Boehner's Unreality Check

By Ruth Marcus - May 11, 2011

WASHINGTON -- The news out of House Speaker John Boehner's speech to the New York Economic Club was his demand for "cuts of trillions, not just billions" before the debt ceiling can be raised. Not just broad deficit-reduction targets, the Ohio Republican insisted, but "actual cuts and program reforms."

That's alarming enough. It is all but impossible to get this done in the available time. It certainly can't be accomplished on Boehner's unbending, no-new-taxes terms. And if the speaker truly believes that it would be "more irresponsible" to raise the debt ceiling without instituting deficit-reduction measures than not to raise it at all, we're in a heap of trouble.

Even more alarming, because it has consequences beyond the debt ceiling debate, is the incoherent, impervious-to-facts economic philosophy undergirding Boehner's remarks.

Reporters naturally tend to ignore this boilerplate. Journalistically, that makes sense. Boehner's economic comments were nothing particularly new. Indeed, they reflect what has become the mainstream thinking of the Republican Party. But that's exactly the point. We become so inured to hearing this thinking that we neglect to point out how wrong it is.
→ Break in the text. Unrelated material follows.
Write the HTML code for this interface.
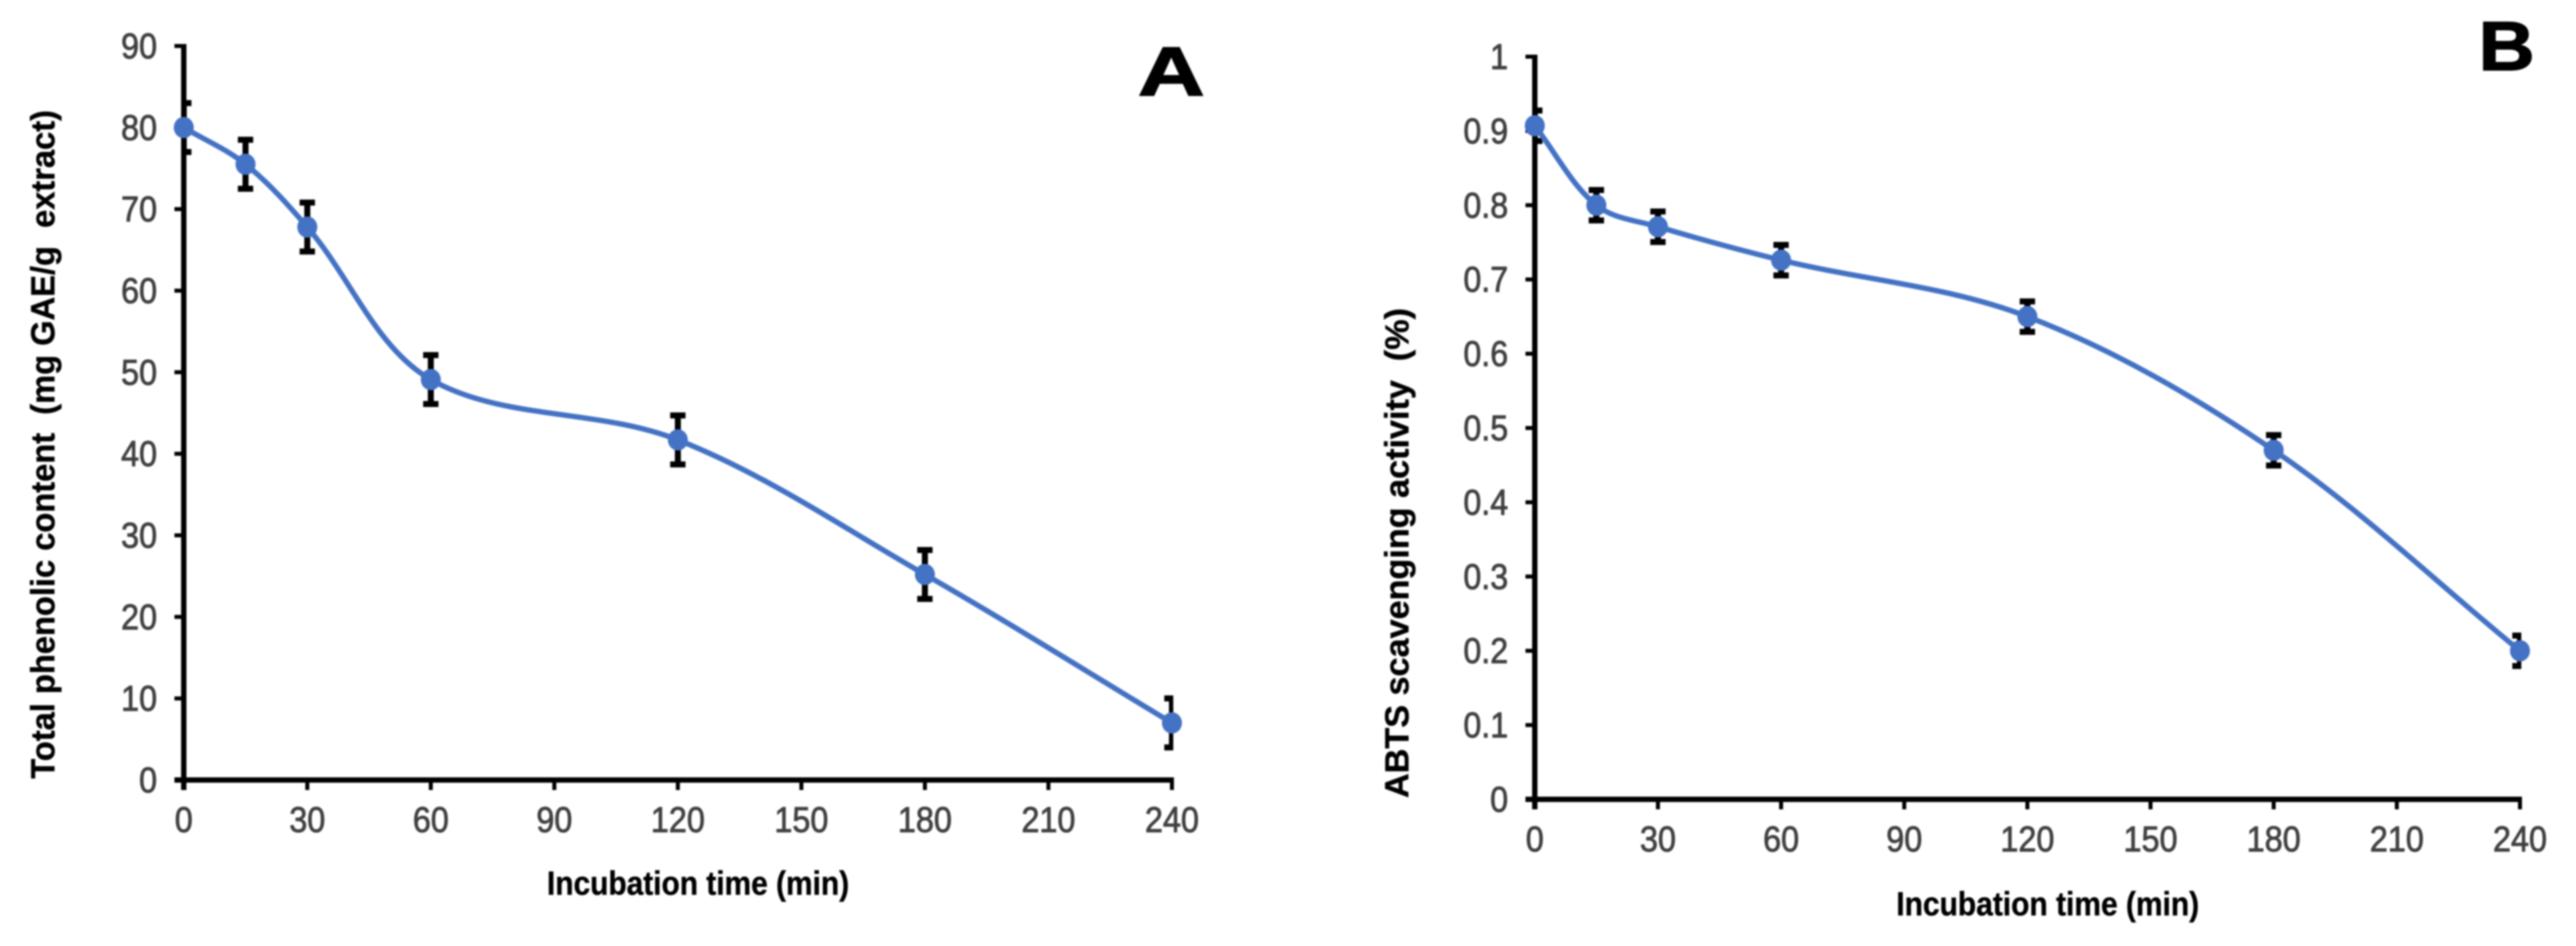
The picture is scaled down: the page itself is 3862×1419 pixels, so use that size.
<!DOCTYPE html>
<html lang="en">
<head>
<meta charset="utf-8">
<title>Incubation time charts</title>
<style>
html,body{margin:0;padding:0;background:#fff;width:3862px;height:1419px;overflow:hidden}
svg{display:block;filter:blur(1.2px)}
text{font-family:"Liberation Sans",sans-serif;white-space:pre}
.title{font-size:50px;font-weight:bold;fill:#000;stroke:#000;stroke-width:.6}
.tick{font-size:54px;fill:#404040;stroke:#404040;stroke-width:1.2}
.panel{font-size:104px;font-weight:bold;fill:#000;stroke:#000;stroke-width:2}
</style>
</head>
<body>
<svg id="figure" xmlns="http://www.w3.org/2000/svg" width="3862" height="1419" viewBox="0 0 3862 1419">
  <rect width="3862" height="1419" fill="#fff"/>
  <g id="chart-a">
    <text class="panel" x="1706" y="143" textLength="100" lengthAdjust="spacingAndGlyphs">A</text>
    <text class="title" transform="translate(81.5,1168) rotate(-90)" textLength="1003" lengthAdjust="spacingAndGlyphs">Total phenolic content  (mg GAE/g  extract)</text>
    <text class="title" x="820" y="1342" textLength="453" lengthAdjust="spacingAndGlyphs">Incubation time (min)</text>
  </g>
  <g id="chart-b">
    <text class="panel" x="3716" y="105" textLength="84" lengthAdjust="spacingAndGlyphs">B</text>
    <text class="title" transform="translate(2111.5,1197) rotate(-90)" textLength="735" lengthAdjust="spacingAndGlyphs">ABTS scavenging activity  (%)</text>
    <text class="title" x="2843" y="1373" textLength="454" lengthAdjust="spacingAndGlyphs">Incubation time (min)</text>
  </g>
</svg>
<script>
const incubationMinutes = [0, 15, 30, 60, 120, 180, 240];
const phenolicValues = [80, 75.5, 67.8, 49.1, 41.7, 25.2, 7];
const phenolicErrors = [3, 3, 3, 3, 3, 3, 3];
const abtsValues = [0.907, 0.8, 0.771, 0.726, 0.65, 0.47, 0.2];
const abtsErrors = [0.0205, 0.0205, 0.0205, 0.0205, 0.0205, 0.0205, 0.0205];
const xTickLabels = ['0', '30', '60', '90', '120', '150', '180', '210', '240'];
const phenolicTickLabels = ['0', '10', '20', '30', '40', '50', '60', '70', '80', '90'];
const abtsTickLabels = ['0', '0.1', '0.2', '0.3', '0.4', '0.5', '0.6', '0.7', '0.8', '0.9', '1'];

const SVG_NS = 'http://www.w3.org/2000/svg';

function make(tag, attrs) {
  const node = document.createElementNS(SVG_NS, tag);
  Object.keys(attrs).forEach(function (k) { node.setAttribute(k, attrs[k]); });
  return node;
}

function labelWidth(s) {
  let w = 0;
  for (const c of s) { w += c === '.' ? 13 : 27; }
  return w;
}

/* Spline matching spreadsheet "smoothed line" behaviour */
function smoothPath(pts) {
  let d = 'M' + pts[0][0] + ' ' + pts[0][1];
  const dist = function (a, b) { return Math.hypot(a[0] - b[0], a[1] - b[1]); };
  for (let i = 0; i < pts.length - 1; i++) {
    const p0 = pts[Math.max(i - 1, 0)];
    const p1 = pts[i];
    const p2 = pts[i + 1];
    const p3 = pts[Math.min(i + 2, pts.length - 1)];
    const d01 = dist(p0, p1);
    const d12 = dist(p1, p2);
    const d23 = dist(p2, p3);
    const f1 = 0.34 * d12 / (d01 + d12);
    const f2 = 0.34 * d12 / (d12 + d23);
    const c1 = [p1[0] + (p2[0] - p0[0]) * f1, p1[1] + (p2[1] - p0[1]) * f1];
    const c2 = [p2[0] - (p3[0] - p1[0]) * f2, p2[1] - (p3[1] - p1[1]) * f2];
    d += ' C' + c1[0] + ' ' + c1[1] + ' ' + c2[0] + ' ' + c2[1] + ' ' + p2[0] + ' ' + p2[1];
  }
  return d;
}

function drawChart(root, key, cfg, values, errors, yLabels) {
  const xScale = function (v) { return cfg.x0 + (v / cfg.xMax) * (cfg.x1 - cfg.x0); };
  const yScale = function (v) { return cfg.y0 + (v / cfg.yMax) * (cfg.y1 - cfg.y0); };

  const clip = make('clipPath', { id: 'clip-' + key });
  clip.appendChild(make('rect', { x: cfg.x0, y: 0, width: cfg.x1 - cfg.x0 + 2, height: 1419 }));
  root.appendChild(clip);

  /* y-axis ticks and labels */
  yLabels.forEach(function (label) {
    const v = parseFloat(label);
    const tick = make('line', { x1: cfg.x0 - 14, x2: cfg.x0, y1: yScale(v), y2: yScale(v), stroke: '#000', 'stroke-width': 6 });
    
    
    root.appendChild(tick);
    const text = make('text', { class: 'tick', x: cfg.x0 - 40, y: yScale(v) + 18.5, 'text-anchor': 'end', textLength: labelWidth(label), lengthAdjust: 'spacingAndGlyphs' });
    
    
    text.textContent = label;
    root.appendChild(text);
  });

  /* x-axis ticks and labels */
  xTickLabels.forEach(function (label) {
    const v = parseFloat(label);
    const tick = make('line', { x1: xScale(v), x2: xScale(v), y1: cfg.y0, y2: cfg.y0 + 15, stroke: '#000', 'stroke-width': 6 });
    
    
    root.appendChild(tick);
    const text = make('text', { class: 'tick', x: xScale(v), y: cfg.y0 + 78, 'text-anchor': 'middle', textLength: labelWidth(label), lengthAdjust: 'spacingAndGlyphs' });
    
    
    text.textContent = label;
    root.appendChild(text);
  });

  /* axis lines */
  const yAxis = make('line', { x1: cfg.x0, x2: cfg.x0, y1: cfg.y1 - 3, y2: cfg.y0 + 15, stroke: '#000', 'stroke-width': 8 });
  
  
  root.appendChild(yAxis);
  const xAxis = make('line', { x1: cfg.x0 - 14, x2: cfg.x1 + 3, y1: cfg.y0, y2: cfg.y0, stroke: '#000', 'stroke-width': 8 });
  
  
  root.appendChild(xAxis);

  /* error bars */
  incubationMinutes.forEach(function (m, i) {
    const x = xScale(m);
    const top = yScale(values[i] + errors[i]);
    const bot = yScale(values[i] - errors[i]);
    const bar = make('path', {
      d: 'M' + x + ' ' + top + 'V' + bot + 'M' + (x - 11.5) + ' ' + top + 'H' + (x + 11.5) + 'M' + (x - 11.5) + ' ' + bot + 'H' + (x + 11.5),
      fill: 'none', stroke: '#000', 'stroke-width': 9, 'clip-path': 'url(#clip-' + key + ')'
    });
    
    
    root.appendChild(bar);
  });

  /* smoothed series line */
  const pts = incubationMinutes.map(function (m, i) { return [xScale(m), yScale(values[i])]; });
  const line = make('path', { d: smoothPath(pts), fill: 'none', stroke: '#4472C4', 'stroke-width': 8, 'stroke-linejoin': 'round' });
  
  
  root.appendChild(line);

  /* point markers */
  incubationMinutes.forEach(function (m, i) {
    const dot = make('ellipse', { cx: xScale(m), cy: yScale(values[i]), rx: 15, ry: 16, fill: '#4472C4' });
    
    
    root.appendChild(dot);
  });
}

drawChart(document.getElementById('chart-a'), 'a',
  { x0: 275.5, x1: 1757, y0: 1170, y1: 69, xMax: 240, yMax: 90 },
  phenolicValues, phenolicErrors, phenolicTickLabels);

drawChart(document.getElementById('chart-b'), 'b',
  { x0: 2301, x1: 3778, y0: 1199, y1: 85, xMax: 240, yMax: 1 },
  abtsValues, abtsErrors, abtsTickLabels);
</script>
</body>
</html>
My argument with Boehner is not that he believes in a more limited role for government than I do, that he is more skeptical of government intervention and regulation, or that he is more worried about the economically stifling implications of tax increases. Those are legitimate ideological differences. American politics is better off for them.

I'm talking about statements that are simply false.

"The recent stimulus spending binge hurt our economy and hampered private-sector job creation in America."

Reasonable economists can disagree about the effectiveness of the stimulus spending and whether it was worth the drag of the additional debt, but no reasonable economist argues that it hurt the economy in the short term.

The Congressional Budget Office estimates the stimulus added, on average, about one percentage point annually to economic growth and reduced the unemployment rate by half a point between 2009 and 2011. And that's the low-end estimate. The high-end numbers show the stimulus spending adding 2.7 percentage points annually to economic growth and cutting the unemployment rate by 1.2 points.